▶ [Exercise materials]
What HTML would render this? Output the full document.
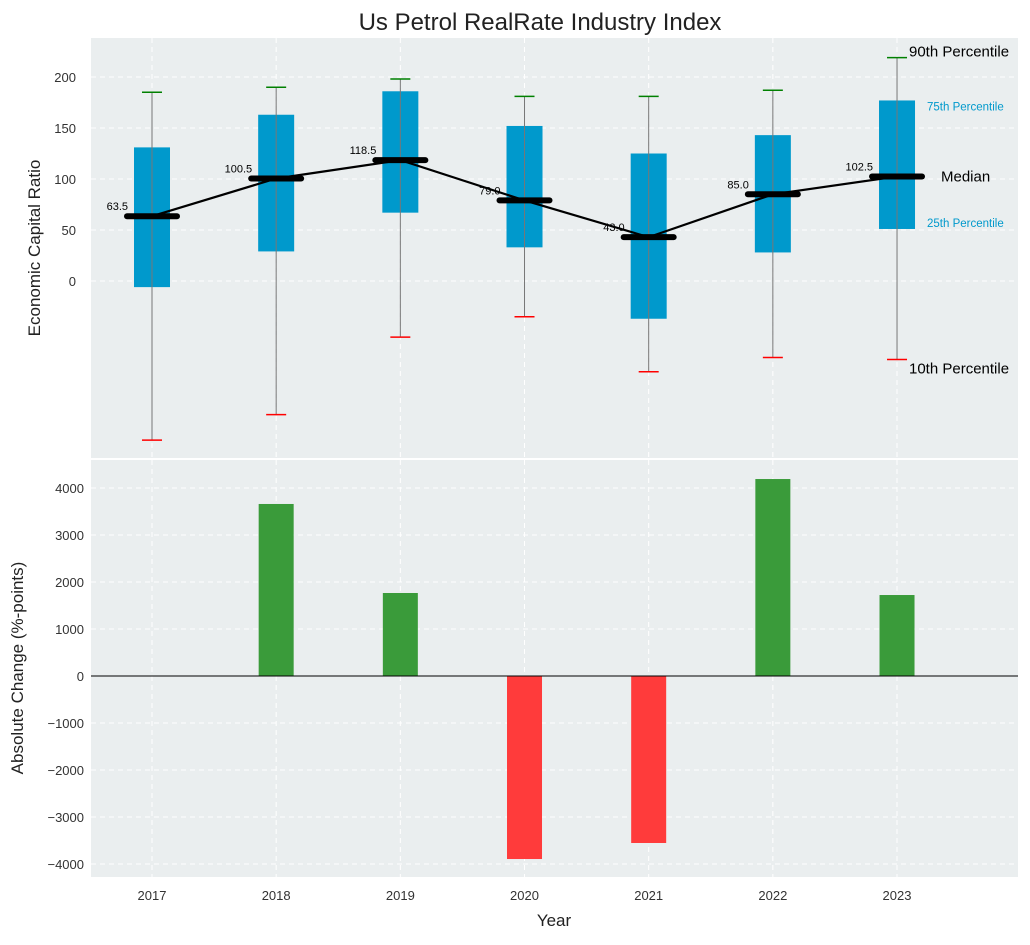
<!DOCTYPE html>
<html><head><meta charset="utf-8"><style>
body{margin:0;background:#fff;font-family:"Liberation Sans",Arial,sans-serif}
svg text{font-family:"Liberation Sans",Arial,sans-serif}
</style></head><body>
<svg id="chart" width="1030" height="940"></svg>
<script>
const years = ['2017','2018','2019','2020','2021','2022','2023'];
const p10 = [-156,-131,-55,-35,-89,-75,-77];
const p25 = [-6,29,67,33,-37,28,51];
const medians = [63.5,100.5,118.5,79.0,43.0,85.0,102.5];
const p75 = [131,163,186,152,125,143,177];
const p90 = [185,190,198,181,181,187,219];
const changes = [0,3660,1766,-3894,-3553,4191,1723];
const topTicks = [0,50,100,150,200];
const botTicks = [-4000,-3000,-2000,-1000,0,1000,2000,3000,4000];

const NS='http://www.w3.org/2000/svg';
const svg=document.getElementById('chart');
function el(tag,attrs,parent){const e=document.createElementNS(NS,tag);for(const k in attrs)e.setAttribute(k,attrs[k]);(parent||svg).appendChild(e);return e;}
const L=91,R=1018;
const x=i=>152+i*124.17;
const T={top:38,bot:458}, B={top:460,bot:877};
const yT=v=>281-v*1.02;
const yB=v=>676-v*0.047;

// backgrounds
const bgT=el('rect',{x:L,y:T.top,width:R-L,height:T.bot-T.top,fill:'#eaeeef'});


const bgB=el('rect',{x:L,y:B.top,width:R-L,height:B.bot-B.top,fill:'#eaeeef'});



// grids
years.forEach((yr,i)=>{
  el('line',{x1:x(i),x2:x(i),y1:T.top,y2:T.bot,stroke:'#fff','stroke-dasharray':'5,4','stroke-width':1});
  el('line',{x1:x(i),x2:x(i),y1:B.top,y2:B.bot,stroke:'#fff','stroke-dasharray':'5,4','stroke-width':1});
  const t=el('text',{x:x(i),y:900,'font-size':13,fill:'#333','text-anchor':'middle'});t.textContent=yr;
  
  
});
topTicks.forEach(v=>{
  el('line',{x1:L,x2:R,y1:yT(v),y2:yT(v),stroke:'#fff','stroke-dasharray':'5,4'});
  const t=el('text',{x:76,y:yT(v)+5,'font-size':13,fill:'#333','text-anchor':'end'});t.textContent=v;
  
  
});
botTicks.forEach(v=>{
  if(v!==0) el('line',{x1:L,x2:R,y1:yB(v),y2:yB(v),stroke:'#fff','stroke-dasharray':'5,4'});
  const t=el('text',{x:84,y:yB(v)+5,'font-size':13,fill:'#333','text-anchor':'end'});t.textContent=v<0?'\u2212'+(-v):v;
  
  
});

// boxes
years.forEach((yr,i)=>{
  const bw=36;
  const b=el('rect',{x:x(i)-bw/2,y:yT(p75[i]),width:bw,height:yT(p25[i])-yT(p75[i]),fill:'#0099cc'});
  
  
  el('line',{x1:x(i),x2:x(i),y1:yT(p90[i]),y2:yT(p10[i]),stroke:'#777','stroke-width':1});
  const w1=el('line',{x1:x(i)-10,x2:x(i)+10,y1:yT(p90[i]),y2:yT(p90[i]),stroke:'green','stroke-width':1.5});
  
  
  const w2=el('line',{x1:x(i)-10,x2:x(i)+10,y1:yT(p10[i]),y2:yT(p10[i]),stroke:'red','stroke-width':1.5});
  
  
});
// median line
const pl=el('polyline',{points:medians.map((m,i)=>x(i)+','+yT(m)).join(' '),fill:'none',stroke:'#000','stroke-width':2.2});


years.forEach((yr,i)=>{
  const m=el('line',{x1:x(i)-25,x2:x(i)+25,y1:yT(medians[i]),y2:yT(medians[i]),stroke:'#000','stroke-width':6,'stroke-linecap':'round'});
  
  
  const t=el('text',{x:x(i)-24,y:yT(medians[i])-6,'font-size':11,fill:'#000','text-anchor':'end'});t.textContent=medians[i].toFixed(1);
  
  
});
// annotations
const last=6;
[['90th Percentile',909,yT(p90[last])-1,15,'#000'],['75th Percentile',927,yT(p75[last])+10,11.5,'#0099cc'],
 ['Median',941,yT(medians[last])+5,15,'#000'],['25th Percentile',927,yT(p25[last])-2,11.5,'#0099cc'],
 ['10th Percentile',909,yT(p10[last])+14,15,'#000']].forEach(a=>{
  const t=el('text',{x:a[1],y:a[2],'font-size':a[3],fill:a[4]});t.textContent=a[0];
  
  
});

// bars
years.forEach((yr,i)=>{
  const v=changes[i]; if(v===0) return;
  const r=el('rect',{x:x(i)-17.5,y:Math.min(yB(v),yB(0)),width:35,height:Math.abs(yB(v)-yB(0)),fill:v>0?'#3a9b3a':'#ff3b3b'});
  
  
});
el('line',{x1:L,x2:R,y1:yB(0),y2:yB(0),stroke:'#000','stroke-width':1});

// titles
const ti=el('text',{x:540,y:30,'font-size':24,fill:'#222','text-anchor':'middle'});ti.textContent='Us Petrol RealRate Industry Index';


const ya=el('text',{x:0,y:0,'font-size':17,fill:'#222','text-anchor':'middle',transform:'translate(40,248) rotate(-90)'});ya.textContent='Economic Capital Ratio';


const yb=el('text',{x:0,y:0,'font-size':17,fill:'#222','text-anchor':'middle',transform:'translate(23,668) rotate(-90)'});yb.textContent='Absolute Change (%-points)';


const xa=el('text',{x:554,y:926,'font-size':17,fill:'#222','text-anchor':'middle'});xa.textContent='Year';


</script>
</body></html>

==

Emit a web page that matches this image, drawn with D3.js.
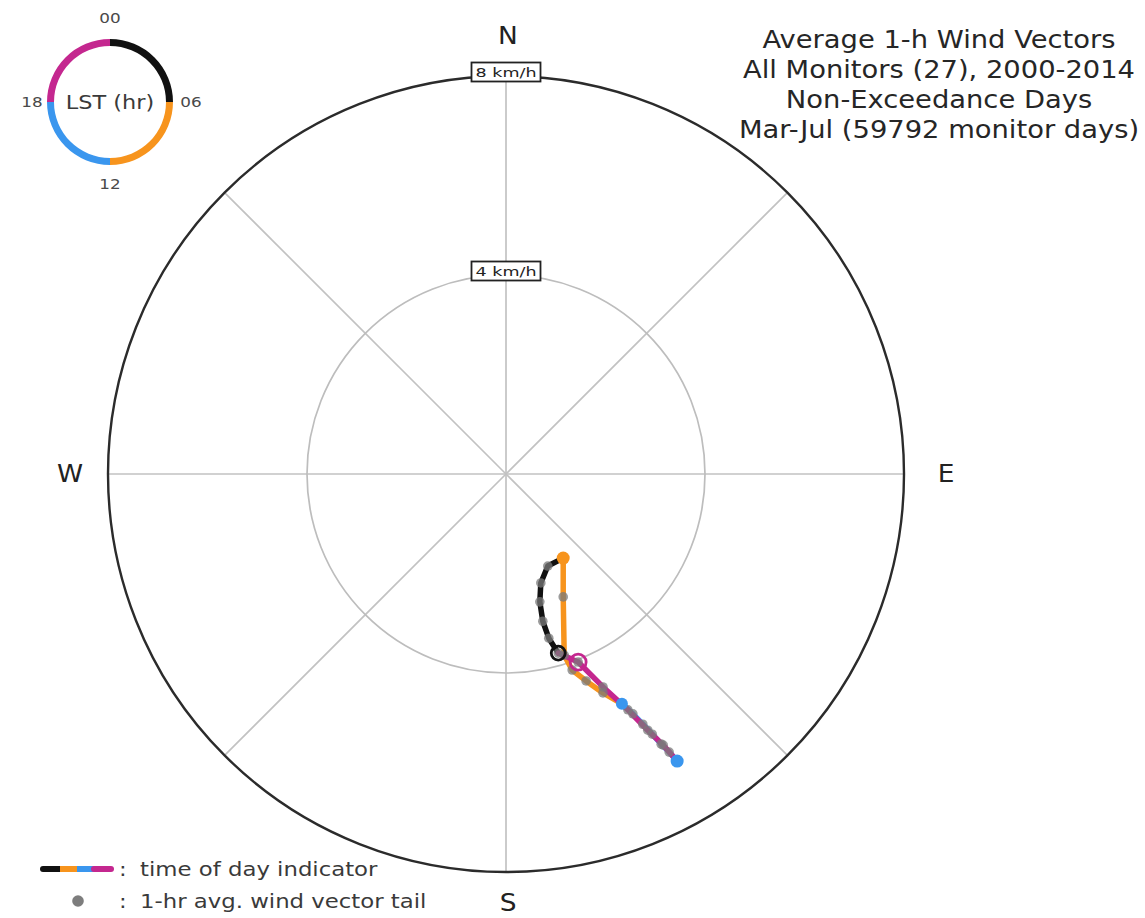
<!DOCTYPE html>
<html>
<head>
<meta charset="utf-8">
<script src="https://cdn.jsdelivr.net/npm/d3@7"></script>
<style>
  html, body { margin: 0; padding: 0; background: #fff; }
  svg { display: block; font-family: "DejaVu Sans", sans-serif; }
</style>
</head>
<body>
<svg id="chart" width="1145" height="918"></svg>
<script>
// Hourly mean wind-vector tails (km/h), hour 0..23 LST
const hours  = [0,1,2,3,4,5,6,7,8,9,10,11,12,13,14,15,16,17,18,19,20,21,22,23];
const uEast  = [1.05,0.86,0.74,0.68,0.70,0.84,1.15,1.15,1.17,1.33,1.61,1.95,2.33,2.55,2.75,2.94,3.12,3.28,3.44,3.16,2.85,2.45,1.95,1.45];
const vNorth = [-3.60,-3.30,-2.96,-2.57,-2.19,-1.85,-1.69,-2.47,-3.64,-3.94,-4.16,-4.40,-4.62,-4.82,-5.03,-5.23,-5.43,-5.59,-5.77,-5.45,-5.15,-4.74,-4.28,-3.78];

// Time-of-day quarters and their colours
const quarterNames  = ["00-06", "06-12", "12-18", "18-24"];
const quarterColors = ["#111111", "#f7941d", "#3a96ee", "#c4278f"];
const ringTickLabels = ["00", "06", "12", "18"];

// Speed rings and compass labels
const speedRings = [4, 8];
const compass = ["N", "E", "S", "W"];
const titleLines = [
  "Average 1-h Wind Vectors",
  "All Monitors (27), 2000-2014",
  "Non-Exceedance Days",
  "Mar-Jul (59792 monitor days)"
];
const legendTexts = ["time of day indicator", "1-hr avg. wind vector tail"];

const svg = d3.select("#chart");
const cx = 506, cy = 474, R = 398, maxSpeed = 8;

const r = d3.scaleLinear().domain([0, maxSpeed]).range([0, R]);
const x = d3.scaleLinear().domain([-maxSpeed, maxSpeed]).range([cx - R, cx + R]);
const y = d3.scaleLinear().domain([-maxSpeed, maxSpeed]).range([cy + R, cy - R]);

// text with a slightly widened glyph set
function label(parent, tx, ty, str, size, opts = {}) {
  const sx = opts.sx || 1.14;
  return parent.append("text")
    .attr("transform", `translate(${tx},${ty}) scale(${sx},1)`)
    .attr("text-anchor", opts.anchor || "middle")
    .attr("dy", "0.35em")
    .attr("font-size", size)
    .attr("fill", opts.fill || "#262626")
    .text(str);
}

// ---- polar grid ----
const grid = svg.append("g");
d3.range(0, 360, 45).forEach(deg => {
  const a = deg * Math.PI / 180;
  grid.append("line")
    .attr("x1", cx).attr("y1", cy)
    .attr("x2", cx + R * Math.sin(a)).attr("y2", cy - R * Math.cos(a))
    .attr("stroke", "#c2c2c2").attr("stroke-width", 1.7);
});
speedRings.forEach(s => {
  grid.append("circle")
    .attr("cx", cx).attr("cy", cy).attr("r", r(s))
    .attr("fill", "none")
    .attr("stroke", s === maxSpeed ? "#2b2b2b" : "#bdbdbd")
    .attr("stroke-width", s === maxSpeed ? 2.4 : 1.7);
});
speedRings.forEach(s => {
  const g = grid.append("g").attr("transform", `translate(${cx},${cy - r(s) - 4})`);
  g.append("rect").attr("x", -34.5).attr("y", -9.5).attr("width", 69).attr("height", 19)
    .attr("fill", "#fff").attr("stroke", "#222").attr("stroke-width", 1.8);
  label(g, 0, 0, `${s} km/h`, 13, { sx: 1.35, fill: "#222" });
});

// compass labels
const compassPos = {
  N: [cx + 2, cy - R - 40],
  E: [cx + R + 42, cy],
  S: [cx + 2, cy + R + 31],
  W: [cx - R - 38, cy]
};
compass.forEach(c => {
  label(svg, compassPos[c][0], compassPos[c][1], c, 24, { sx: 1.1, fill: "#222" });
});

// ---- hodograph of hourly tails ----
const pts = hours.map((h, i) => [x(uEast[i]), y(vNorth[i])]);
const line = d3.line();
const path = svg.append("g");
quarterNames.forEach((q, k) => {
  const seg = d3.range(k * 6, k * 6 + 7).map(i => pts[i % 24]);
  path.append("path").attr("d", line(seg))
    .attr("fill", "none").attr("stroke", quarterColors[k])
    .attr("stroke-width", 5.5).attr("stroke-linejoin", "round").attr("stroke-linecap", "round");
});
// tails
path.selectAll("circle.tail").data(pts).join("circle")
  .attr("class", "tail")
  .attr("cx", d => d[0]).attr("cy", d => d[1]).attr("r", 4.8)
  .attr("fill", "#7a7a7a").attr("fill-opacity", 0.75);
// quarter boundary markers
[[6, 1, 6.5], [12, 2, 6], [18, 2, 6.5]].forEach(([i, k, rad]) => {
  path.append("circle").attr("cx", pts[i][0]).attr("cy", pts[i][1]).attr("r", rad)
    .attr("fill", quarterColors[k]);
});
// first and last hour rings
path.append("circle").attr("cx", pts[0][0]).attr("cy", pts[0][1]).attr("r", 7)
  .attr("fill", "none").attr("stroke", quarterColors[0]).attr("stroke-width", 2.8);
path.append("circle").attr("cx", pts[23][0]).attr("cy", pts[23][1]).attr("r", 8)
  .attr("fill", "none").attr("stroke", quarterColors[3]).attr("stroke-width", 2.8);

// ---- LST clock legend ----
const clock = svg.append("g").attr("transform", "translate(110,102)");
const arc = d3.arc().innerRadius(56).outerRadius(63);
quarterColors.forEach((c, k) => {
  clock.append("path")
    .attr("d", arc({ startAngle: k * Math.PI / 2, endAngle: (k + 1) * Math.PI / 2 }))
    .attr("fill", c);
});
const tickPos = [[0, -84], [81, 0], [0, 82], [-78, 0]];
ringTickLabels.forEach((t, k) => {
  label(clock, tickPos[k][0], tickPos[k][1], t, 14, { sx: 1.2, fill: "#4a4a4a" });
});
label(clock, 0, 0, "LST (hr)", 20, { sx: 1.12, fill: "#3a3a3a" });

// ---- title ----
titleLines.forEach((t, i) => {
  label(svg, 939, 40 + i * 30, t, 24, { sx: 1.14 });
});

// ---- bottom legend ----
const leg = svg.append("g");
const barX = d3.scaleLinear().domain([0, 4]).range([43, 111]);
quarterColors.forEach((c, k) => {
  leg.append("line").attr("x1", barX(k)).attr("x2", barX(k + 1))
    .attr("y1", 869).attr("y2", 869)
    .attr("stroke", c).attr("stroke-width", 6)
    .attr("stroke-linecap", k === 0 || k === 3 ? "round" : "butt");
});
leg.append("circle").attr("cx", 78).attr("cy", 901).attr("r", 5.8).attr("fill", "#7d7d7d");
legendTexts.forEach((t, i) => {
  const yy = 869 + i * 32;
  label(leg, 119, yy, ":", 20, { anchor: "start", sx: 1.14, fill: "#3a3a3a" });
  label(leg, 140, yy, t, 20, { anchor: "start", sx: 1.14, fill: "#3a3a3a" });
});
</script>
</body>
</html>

▶ [Your instructions] Count every line of the material above that holds the string "this", then state only the total.

▶ [Completed exercise] 2